Short problem:
Leaving out the pictures, retype all the material exactly.
***** Raw data *****
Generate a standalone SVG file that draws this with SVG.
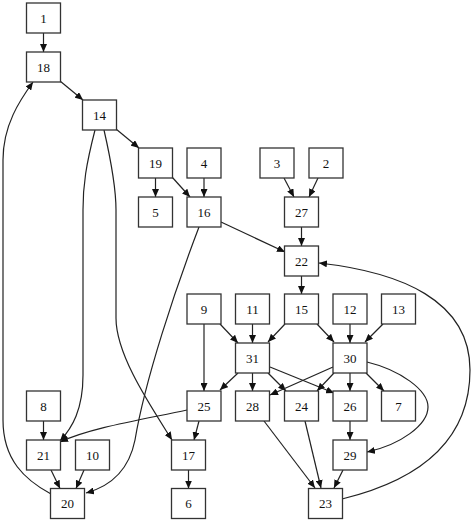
<svg xmlns="http://www.w3.org/2000/svg" width="474" height="522" viewBox="0 0 474 522">
<style>
.n rect{fill:#fff;stroke:#333;stroke-width:1.3}
.n text{font-family:"Liberation Serif","Times New Roman",serif;font-size:13px;fill:#111;text-anchor:middle}
#edges path{fill:none;stroke:#222;stroke-width:1.2;marker-end:url(#ah)}
</style>
<defs>
<marker id="ah" markerUnits="userSpaceOnUse" markerWidth="9" markerHeight="7" refX="8" refY="3.5" orient="auto">
<path d="M0,0 L8,3.5 L0,7 z" fill="#111"/>
</marker>
</defs>
<rect width="474" height="522" fill="#fff"/>
<g id="edges">
<path d="M43.5,33 L43.5,52"/>
<path d="M60,81 L83,100"/>
<path d="M116,129 L139,148"/>
<path d="M155.5,178 L155.5,197"/>
<path d="M172,177 L190,197"/>
<path d="M204,178 L204,197"/>
<path d="M221,222 L285,252"/>
<path d="M199,227 C175,290 145,380 135,440 C130,465 115,485 86,493"/>
<path d="M95,130 C86,165 83,185 83,210 L83,375 C83,410 72,428 60,441"/>
<path d="M104,130 C112,165 116,190 116,210 L116,318 C116,355 150,405 172,440"/>
<path d="M51,494 C25,480 3,460 3,420 L3,160 C3,125 20,100 33,82"/>
<path d="M284,178 L294,197"/>
<path d="M318,178 L309,197"/>
<path d="M301.5,227 L301.5,246"/>
<path d="M301.5,276 L301.5,294"/>
<path d="M342,499 C420,480 470,440 470,370 C470,300 400,272 319,263"/>
<path d="M220,324 L238,343"/>
<path d="M204,324 L204,391"/>
<path d="M252.5,324 L252.5,343"/>
<path d="M285,324 L268,342"/>
<path d="M317,324 L334,342"/>
<path d="M350,324 L350,343"/>
<path d="M383,324 L365,342"/>
<path d="M238,373 L220,390"/>
<path d="M252.5,373 L252.5,391"/>
<path d="M268,373 L286,391"/>
<path d="M270,367 L334,393"/>
<path d="M333,367 L270,395"/>
<path d="M334,373 L317,391"/>
<path d="M350,373 L350,391"/>
<path d="M366,373 L384,391"/>
<path d="M367,362 C400,370 428,390 428,407 C428,425 400,445 367,452"/>
<path d="M350,421 L350,440"/>
<path d="M264,421 L315,488"/>
<path d="M305,421 L321,488"/>
<path d="M343,470 L334,488"/>
<path d="M43.5,421 L43.5,440"/>
<path d="M187,410 C140,420 90,428 60,442"/>
<path d="M199,421 L194,440"/>
<path d="M51,470 L60,488.5"/>
<path d="M84,470 L76,488.5"/>
<path d="M188.5,470 L188.5,488.5"/>
</g>
<g id="n1" class="n"><rect x="26.5" y="3" width="34" height="30"/><text x="43.5" y="22.5">1</text></g>
<g id="n18" class="n"><rect x="26.5" y="52" width="34" height="30"/><text x="43.5" y="71.5">18</text></g>
<g id="n14" class="n"><rect x="82.5" y="100" width="34" height="30"/><text x="99.5" y="119.5">14</text></g>
<g id="n19" class="n"><rect x="138.5" y="148" width="34" height="30"/><text x="155.5" y="167.5">19</text></g>
<g id="n4" class="n"><rect x="187" y="148" width="34" height="30"/><text x="204" y="167.5">4</text></g>
<g id="n3" class="n"><rect x="260" y="148" width="34" height="30"/><text x="277" y="167.5">3</text></g>
<g id="n2" class="n"><rect x="309" y="148" width="34" height="30"/><text x="326" y="167.5">2</text></g>
<g id="n5" class="n"><rect x="138.5" y="197" width="34" height="30"/><text x="155.5" y="216.5">5</text></g>
<g id="n16" class="n"><rect x="187" y="197" width="34" height="30"/><text x="204" y="216.5">16</text></g>
<g id="n27" class="n"><rect x="284.5" y="197" width="34" height="30"/><text x="301.5" y="216.5">27</text></g>
<g id="n22" class="n"><rect x="284.5" y="246" width="34" height="30"/><text x="301.5" y="265.5">22</text></g>
<g id="n9" class="n"><rect x="187" y="294" width="34" height="30"/><text x="204" y="313.5">9</text></g>
<g id="n11" class="n"><rect x="235.5" y="294" width="34" height="30"/><text x="252.5" y="313.5">11</text></g>
<g id="n15" class="n"><rect x="284.5" y="294" width="34" height="30"/><text x="301.5" y="313.5">15</text></g>
<g id="n12" class="n"><rect x="333" y="294" width="34" height="30"/><text x="350" y="313.5">12</text></g>
<g id="n13" class="n"><rect x="381.5" y="294" width="34" height="30"/><text x="398.5" y="313.5">13</text></g>
<g id="n31" class="n"><rect x="235.5" y="343" width="34" height="30"/><text x="252.5" y="362.5">31</text></g>
<g id="n30" class="n"><rect x="333" y="343" width="34" height="30"/><text x="350" y="362.5">30</text></g>
<g id="n8" class="n"><rect x="26.5" y="391" width="34" height="30"/><text x="43.5" y="410.5">8</text></g>
<g id="n25" class="n"><rect x="187" y="391" width="34" height="30"/><text x="204" y="410.5">25</text></g>
<g id="n28" class="n"><rect x="235.5" y="391" width="34" height="30"/><text x="252.5" y="410.5">28</text></g>
<g id="n24" class="n"><rect x="284.5" y="391" width="34" height="30"/><text x="301.5" y="410.5">24</text></g>
<g id="n26" class="n"><rect x="333" y="391" width="34" height="30"/><text x="350" y="410.5">26</text></g>
<g id="n7" class="n"><rect x="381.5" y="391" width="34" height="30"/><text x="398.5" y="410.5">7</text></g>
<g id="n21" class="n"><rect x="26.5" y="440" width="34" height="30"/><text x="43.5" y="459.5">21</text></g>
<g id="n10" class="n"><rect x="75.5" y="440" width="34" height="30"/><text x="92.5" y="459.5">10</text></g>
<g id="n17" class="n"><rect x="171.5" y="440" width="34" height="30"/><text x="188.5" y="459.5">17</text></g>
<g id="n29" class="n"><rect x="333" y="440" width="34" height="30"/><text x="350" y="459.5">29</text></g>
<g id="n20" class="n"><rect x="50.5" y="488.5" width="34" height="30"/><text x="67.5" y="508">20</text></g>
<g id="n6" class="n"><rect x="171.5" y="488.5" width="34" height="30"/><text x="188.5" y="508">6</text></g>
<g id="n23" class="n"><rect x="308.5" y="488.5" width="34" height="30"/><text x="325.5" y="508">23</text></g>
</svg>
*****
Correct answer:
Generate a standalone SVG file that draws this with SVG.
<svg xmlns="http://www.w3.org/2000/svg" width="474" height="522" viewBox="0 0 474 522">
<style>
.n rect{fill:#fff;stroke:#333;stroke-width:1.3}
.n text{font-family:"Liberation Serif","Times New Roman",serif;font-size:13px;fill:#111;text-anchor:middle}
#edges path{fill:none;stroke:#222;stroke-width:1.2;marker-end:url(#ah)}
</style>
<defs>
<marker id="ah" markerUnits="userSpaceOnUse" markerWidth="9" markerHeight="7" refX="8" refY="3.5" orient="auto">
<path d="M0,0 L8,3.5 L0,7 z" fill="#111"/>
</marker>
</defs>
<rect width="474" height="522" fill="#fff"/>
<g id="edges">
<path d="M43.5,33 L43.5,52"/>
<path d="M60,81 L83,100"/>
<path d="M116,129 L139,148"/>
<path d="M155.5,178 L155.5,197"/>
<path d="M172,177 L190,197"/>
<path d="M204,178 L204,197"/>
<path d="M221,222 L285,252"/>
<path d="M199,227 C175,290 145,380 135,440 C130,465 115,485 86,493"/>
<path d="M95,130 C86,165 83,185 83,210 L83,375 C83,410 72,428 60,441"/>
<path d="M104,130 C112,165 116,190 116,210 L116,318 C116,355 150,405 172,440"/>
<path d="M51,494 C25,480 3,460 3,420 L3,160 C3,125 20,100 33,82"/>
<path d="M284,178 L294,197"/>
<path d="M318,178 L309,197"/>
<path d="M301.5,227 L301.5,246"/>
<path d="M301.5,276 L301.5,294"/>
<path d="M342,499 C420,480 470,440 470,370 C470,300 400,272 319,263"/>
<path d="M220,324 L238,343"/>
<path d="M204,324 L204,391"/>
<path d="M252.5,324 L252.5,343"/>
<path d="M285,324 L268,342"/>
<path d="M317,324 L334,342"/>
<path d="M350,324 L350,343"/>
<path d="M383,324 L365,342"/>
<path d="M238,373 L220,390"/>
<path d="M252.5,373 L252.5,391"/>
<path d="M268,373 L286,391"/>
<path d="M270,367 L334,393"/>
<path d="M333,367 L270,395"/>
<path d="M334,373 L317,391"/>
<path d="M350,373 L350,391"/>
<path d="M366,373 L384,391"/>
<path d="M367,362 C400,370 428,390 428,407 C428,425 400,445 367,452"/>
<path d="M350,421 L350,440"/>
<path d="M264,421 L315,488"/>
<path d="M305,421 L321,488"/>
<path d="M343,470 L334,488"/>
<path d="M43.5,421 L43.5,440"/>
<path d="M187,410 C140,420 90,428 60,442"/>
<path d="M199,421 L194,440"/>
<path d="M51,470 L60,488.5"/>
<path d="M84,470 L76,488.5"/>
<path d="M188.5,470 L188.5,488.5"/>
</g>
<g id="n1" class="n"><rect x="26.5" y="3" width="34" height="30"/><text x="43.5" y="22.5">1</text></g>
<g id="n18" class="n"><rect x="26.5" y="52" width="34" height="30"/><text x="43.5" y="71.5">18</text></g>
<g id="n14" class="n"><rect x="82.5" y="100" width="34" height="30"/><text x="99.5" y="119.5">14</text></g>
<g id="n19" class="n"><rect x="138.5" y="148" width="34" height="30"/><text x="155.5" y="167.5">19</text></g>
<g id="n4" class="n"><rect x="187" y="148" width="34" height="30"/><text x="204" y="167.5">4</text></g>
<g id="n3" class="n"><rect x="260" y="148" width="34" height="30"/><text x="277" y="167.5">3</text></g>
<g id="n2" class="n"><rect x="309" y="148" width="34" height="30"/><text x="326" y="167.5">2</text></g>
<g id="n5" class="n"><rect x="138.5" y="197" width="34" height="30"/><text x="155.5" y="216.5">5</text></g>
<g id="n16" class="n"><rect x="187" y="197" width="34" height="30"/><text x="204" y="216.5">16</text></g>
<g id="n27" class="n"><rect x="284.5" y="197" width="34" height="30"/><text x="301.5" y="216.5">27</text></g>
<g id="n22" class="n"><rect x="284.5" y="246" width="34" height="30"/><text x="301.5" y="265.5">22</text></g>
<g id="n9" class="n"><rect x="187" y="294" width="34" height="30"/><text x="204" y="313.5">9</text></g>
<g id="n11" class="n"><rect x="235.5" y="294" width="34" height="30"/><text x="252.5" y="313.5">11</text></g>
<g id="n15" class="n"><rect x="284.5" y="294" width="34" height="30"/><text x="301.5" y="313.5">15</text></g>
<g id="n12" class="n"><rect x="333" y="294" width="34" height="30"/><text x="350" y="313.5">12</text></g>
<g id="n13" class="n"><rect x="381.5" y="294" width="34" height="30"/><text x="398.5" y="313.5">13</text></g>
<g id="n31" class="n"><rect x="235.5" y="343" width="34" height="30"/><text x="252.5" y="362.5">31</text></g>
<g id="n30" class="n"><rect x="333" y="343" width="34" height="30"/><text x="350" y="362.5">30</text></g>
<g id="n8" class="n"><rect x="26.5" y="391" width="34" height="30"/><text x="43.5" y="410.5">8</text></g>
<g id="n25" class="n"><rect x="187" y="391" width="34" height="30"/><text x="204" y="410.5">25</text></g>
<g id="n28" class="n"><rect x="235.5" y="391" width="34" height="30"/><text x="252.5" y="410.5">28</text></g>
<g id="n24" class="n"><rect x="284.5" y="391" width="34" height="30"/><text x="301.5" y="410.5">24</text></g>
<g id="n26" class="n"><rect x="333" y="391" width="34" height="30"/><text x="350" y="410.5">26</text></g>
<g id="n7" class="n"><rect x="381.5" y="391" width="34" height="30"/><text x="398.5" y="410.5">7</text></g>
<g id="n21" class="n"><rect x="26.5" y="440" width="34" height="30"/><text x="43.5" y="459.5">21</text></g>
<g id="n10" class="n"><rect x="75.5" y="440" width="34" height="30"/><text x="92.5" y="459.5">10</text></g>
<g id="n17" class="n"><rect x="171.5" y="440" width="34" height="30"/><text x="188.5" y="459.5">17</text></g>
<g id="n29" class="n"><rect x="333" y="440" width="34" height="30"/><text x="350" y="459.5">29</text></g>
<g id="n20" class="n"><rect x="50.5" y="488.5" width="34" height="30"/><text x="67.5" y="508">20</text></g>
<g id="n6" class="n"><rect x="171.5" y="488.5" width="34" height="30"/><text x="188.5" y="508">6</text></g>
<g id="n23" class="n"><rect x="308.5" y="488.5" width="34" height="30"/><text x="325.5" y="508">23</text></g>
</svg>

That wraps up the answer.